Ah, I do see what you mean Nine Deuce. Removing the questioning of strippers and sex workers from my critique is rather like infantilizing, isn't it? I shall downgrade my opinion to state that discussion of sex work with sex workers is needed and very relevant, but their supposed "crimes", if someone was to assume that they are doing something morally wrong (and from your prior posts, I get the impression that you don't think so), are much less than those suspected of pimps and johns.

Anonymous said...

Yeah, I mean, if someone wants to strip, ok, strip. I just get sick of this concept that stripping is feminist now, somehow. I of course, always, blame the P. But I still get mad at the enforcers. I can't tell you how many times I've been yelled at by other feminists for daring to question the whole "porn is feminist and so is stripping as long as the woman CHOOSES it" idea. So yeah, I get cranky.

Maybe I need to reread your post though :)

Jenn said...

Hell yeah, buggle, I'm cranky with you. I really don't like that any exploration of the supply or demand side of sex work is met with the "stripping is feminism!"

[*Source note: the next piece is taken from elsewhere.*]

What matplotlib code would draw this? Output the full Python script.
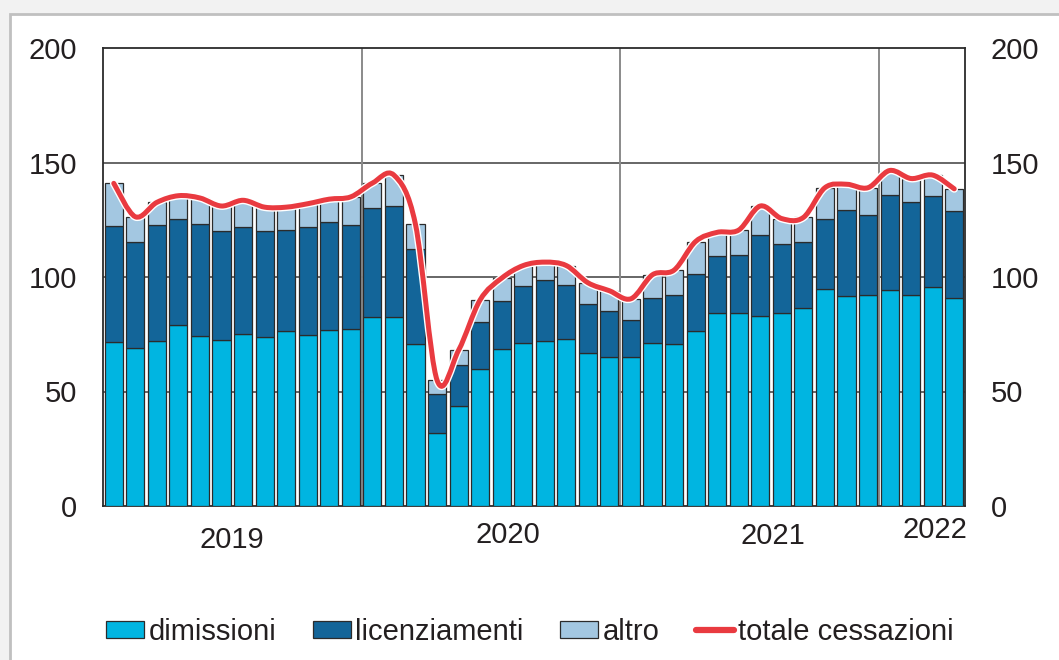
import numpy as np
import matplotlib
matplotlib.use("Agg")
import matplotlib.pyplot as plt
from matplotlib.path import Path
from matplotlib.patches import PathPatch, Rectangle, Patch
from matplotlib.lines import Line2D
import matplotlib.patheffects as pe

plt.rcParams['font.family'] = ['Liberation Sans', 'DejaVu Sans']

# monthly, Jan 2019 - Apr 2022
dimissioni = [71.5, 68.9, 72.1, 79.0, 74.1, 72.4, 75.1, 73.7, 76.3, 74.7, 76.9, 77.2,
              82.4, 82.7, 70.6, 31.7, 43.8, 59.7, 68.4, 71.0, 72.1, 72.8, 66.7, 65.2,
              64.9, 71.2, 70.6, 76.3, 84.1, 84.4, 83.0, 84.1, 86.3, 94.6, 91.7, 92.3,
              94.3, 92.0, 95.5, 90.7]
licenziamenti = [50.6, 46.5, 50.5, 46.5, 48.9, 47.7, 46.7, 46.4, 44.4, 47.1, 47.3, 45.5,
                 47.6, 48.3, 41.5, 17.1, 17.8, 20.6, 21.0, 25.1, 26.6, 23.6, 21.4, 20.0,
                 16.3, 19.6, 21.4, 24.9, 25.1, 25.1, 35.2, 30.5, 29.1, 30.6, 37.4, 34.6,
                 41.4, 40.6, 39.7, 38.1]
altro = [18.8, 10.9, 10.0, 10.0, 11.5, 10.9, 11.7, 10.4, 9.8, 10.2, 9.8, 12.3,
         11.0, 13.5, 10.9, 6.2, 6.4, 9.7, 10.1, 8.9, 7.8, 8.6, 9.4, 8.8,
         9.3, 10.2, 11.0, 14.3, 10.3, 11.0, 12.8, 10.9, 10.6, 13.8, 11.4, 12.1,
         10.8, 10.4, 9.3, 9.7]
anni = ['2019', '2020', '2021', '2022']
anni_x = [5.5, 18.3, 30.6, 38.1]
anni_y = [-0.075, -0.063, -0.065, -0.052]

dim = np.array(dimissioni)
lic = np.array(licenziamenti)
alt = np.array(altro)
totale = dim + lic + alt
x = np.arange(len(dim))

c_dim = '#00b5e1'
c_lic = '#136599'
c_alt = '#a3c7e1'
c_tot = '#e93a40'
c_txt = '#231f20'
fs = 21

fig = plt.figure(figsize=(10.59, 6.60), dpi=100)
fig.patch.set_facecolor('#f2f2f2')
fig.patches.append(Rectangle((9.5 / 1059, -0.1), 1.2, 1 - 13.5 / 660 + 0.1,
                             transform=fig.transFigure, facecolor='white',
                             edgecolor='#c0c0c0', linewidth=2, zorder=-10))

ax = fig.add_axes([103 / 1059, 1 - 506 / 660, 862 / 1059, 458 / 660])
ax.set_facecolor('white')

w = 0.84
ekw = dict(edgecolor='#2b2b2b', linewidth=0.9, zorder=3)
ax.bar(x, dim, w, color=c_dim, **ekw)
ax.bar(x, lic, w, bottom=dim, color=c_lic, **ekw)
ax.bar(x, alt, w, bottom=dim + lic, color=c_alt, **ekw)

# smooth line through totals (Catmull-Rom as cubic Bezier)
pts = np.column_stack([x, totale]).astype(float)
ext = np.vstack([pts[0], pts, pts[-1]])
verts = [tuple(pts[0])]
codes = [Path.MOVETO]
for i in range(1, len(ext) - 2):
    p0, p1, p2, p3 = ext[i - 1], ext[i], ext[i + 1], ext[i + 2]
    verts += [tuple(p1 + (p2 - p0) / 6), tuple(p2 - (p3 - p1) / 6), tuple(p2)]
    codes += [Path.CURVE4] * 3
line = PathPatch(Path(verts, codes), fill=False, edgecolor=c_tot, linewidth=3.6,
                 capstyle='round', joinstyle='round', zorder=5)
line.set_path_effects([pe.Stroke(linewidth=5.6, foreground='white'), pe.Normal()])
ax.add_patch(line)

ax.set_xlim(-0.5, len(x) - 0.5)
ax.set_ylim(0, 200)
for yv in [50, 100, 150]:
    ax.axhline(yv, color='#4d4d4d', linewidth=1.2, zorder=1)
for xv in [11.5, 23.5, 35.5]:
    ax.axvline(xv, color='#8a8a8a', linewidth=1.4, zorder=1)

for s in ax.spines.values():
    s.set_color('#2b2b2b')
    s.set_linewidth(1.3)
ax.spines['top'].set_zorder(6)

ax.set_yticks([0, 50, 100, 150, 200])
ax.tick_params(axis='y', length=0, labelsize=fs, labelcolor=c_txt, pad=18.5,
               right=True, labelright=True)
ax.set_xticks([])

for lab, xp, yp in zip(anni, anni_x, anni_y):
    ax.text(xp, yp, lab, transform=ax.get_xaxis_transform(), ha='center', va='center',
            fontsize=fs, color=c_txt)

handles = [Patch(facecolor=c_dim, edgecolor='#2b2b2b', linewidth=0.9),
           Patch(facecolor=c_lic, edgecolor='#2b2b2b', linewidth=0.9),
           Patch(facecolor=c_alt, edgecolor='#2b2b2b', linewidth=0.9),
           Line2D([], [], color=c_tot, linewidth=4.5, solid_capstyle='round')]
labels = ['dimissioni', 'licenziamenti', 'altro', 'totale cessazioni']
leg = fig.legend(handles, labels, loc='center', bbox_to_anchor=(530 / 1059, 1 - 632 / 660),
                 ncol=4, frameon=False, fontsize=fs, handlelength=1.3, handleheight=0.55,
                 handletextpad=0.15, columnspacing=1.25, borderaxespad=0)
for t in leg.get_texts():
    t.set_color(c_txt)

fig.savefig('out.png', dpi=100, facecolor=fig.get_facecolor())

I obviously mistakenly thought that in your original comment, when you state "being a woman is hard enough without other women constantly screaming at me, trying to enforce the patriarchy on me" that you were addressing sex workers rather than pro-porn feminists. Unless the stripper herself is flying off the hook about how horrible you are to dare to question her justifications, then I don't think animosity towards sex workers is positive or appropriate. Animosity towards people that berate questions of the patriarchy in the context of sex work, especially if they are not sex workers themselves, need to shut up and sit the fuck down.